BY FRED BLOSSER
“Binge-watching”
is a relatively recent addition to our vocabulary, thanks to 24/7 streaming TV
channels, but the concept itself isn’t new. On summer weekends in the
1970s, drive-in theatres offered the same opportunity for immersing yourself in cheap, all-night entertainment. There, you’d binge not on
multiple episodes of “Peacemaker” or “Walking Dead” but instead on their
Disco-era equivalent: triple or quadruple features of B-Westerns, soft-core sex
comedies starring ex-Playboy Centerfolds, Kung-fu imports, and populist
vigilante dramas.
Back then, one film on the bill in scratchy, tinny
celluloid might have been “God’s Gun,” starring Lee Van Cleef. In the 1976 Western, now
available on Blu-ray from Kino Lorber, an outlaw gang led by Sam Clayton (Jack
Palance) sweeps into town, demolishes the saloon owned by pretty Jenny (Sybil Danning),
and kills a man at the poker table. Jenny is furious when the cowardly sheriff (Richard Boone) refuses to go
after the outlaws as they ride out.

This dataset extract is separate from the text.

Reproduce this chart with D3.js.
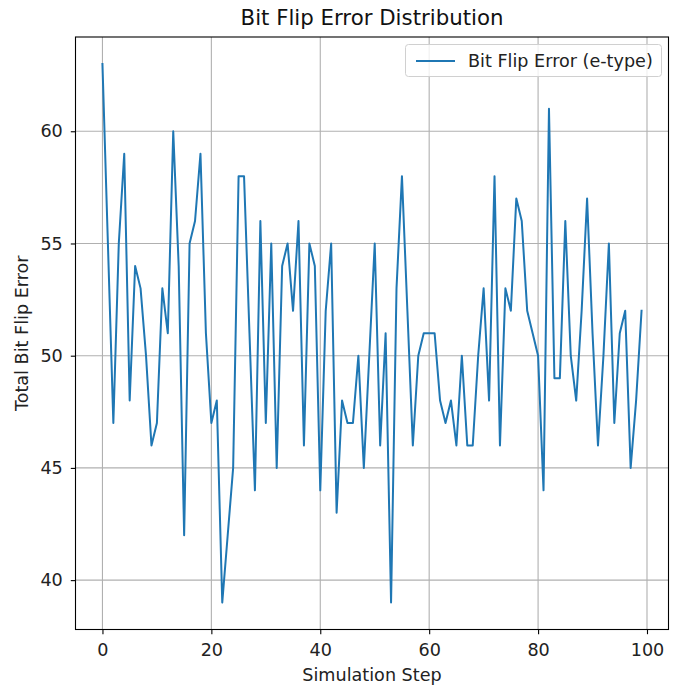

The local Catholic priest, Father John (Van Cleef), follows instead, and
brings back the murderer, Clayton’s nephew Jess, on his own. This provokes more mayhem as
the outlaws return, break Jess out of jail, gun down Father John, and go on a
further rampage of rape and murder. The sheriff still prefers to keep a low profile, so Jenny’s son Johnny
(Leif Garrett) sets off for Mexico. There the boy intends to find Father John’s twin brother Lewis, a
retired gunfighter, and bring him back to restore peace in Juno City. Those scenes give Leif Garrett
nearly as much screen time as Lee Van Cleef. This was probably welcomed by
the young actor’s rising fan base of thirteen-year-old girls in 1976. By Van Cleef’s leathery old
fans, not so much.
“God’s Gun” was designed to look like a Spaghetti
Western, still a viable if fading genre in the mid-'70s, even to the
extent of reuniting Lee Van Cleef with director Gianfranco Parolini (alias
“Frank Kramer”) from “Sabata” and “Return of Sabata.” Parolini employs many of the
stock techniques from his earlier Westerns, including sudden close-ups when
characters are shot, skewed camera angles from the victims’ perspective as they
fall dead, and noisy saloon brawls. In reality, the movie was produced in Israel by Menahem Golan and Yoram
Globus, who would later head the Cannon Group in the 1980s. Golan and Globus followed a
simple, commercially successful formula — take a popular genre, commission a
marginally functional script with plenty of action, headline two or three
well-known actors, hire an experienced B-list director, and keep the remaining
overhead as low as possible. Many
B-movies try to finesse their cheap budgets, but “God’s Gun” doesn’t bother. The Western costumes look like
remainders from the Party Store, Van Cleef is burdened with a bad toupee and
goatee, one exterior set doubles as two towns, and it’s painfully obvious that
neither Van Cleef nor Boone dubbed themselves in post-production. The secondary casting is
comparably haphazard. As
Alex Cox notes in his audio commentary for the Blu-ray, Palance’s skinny,
curly-haired bad guys look more like “a bunch of hippies” than bloodthirsty
frontier desperadoes. Not
that any of this would have mattered in your 2 o’clock stupor as you watched “God’s Gun” at the bottom of a
drive-in triple-feature in 1976.
Kino Lorber presents “God’s Gun” in a remastered 2K
edition at a 1.85:1 aspect. The
picture looks a little soft, but it’s probably the best the studio could do
with the materials at hand. Besides
Alex Cox’s droll, savvy commentary, the Blu-ray includes reversible cover art
from the original movie posters, as well as the vintage theatrical trailers for
“God’s Gun” and other Lee Van Cleef Westerns on Kino Lorber’s backlist. If you’re in a nostalgic mood
for a 1970s drive-in experience, you could do worse than select “God’s Gun” and
two or three others from the KL catalog. Augment with a couple of stale
hot dogs and watery Cokes, fill your TV room with the heady scent of week-old
popcorn, and then sit back and enjoy.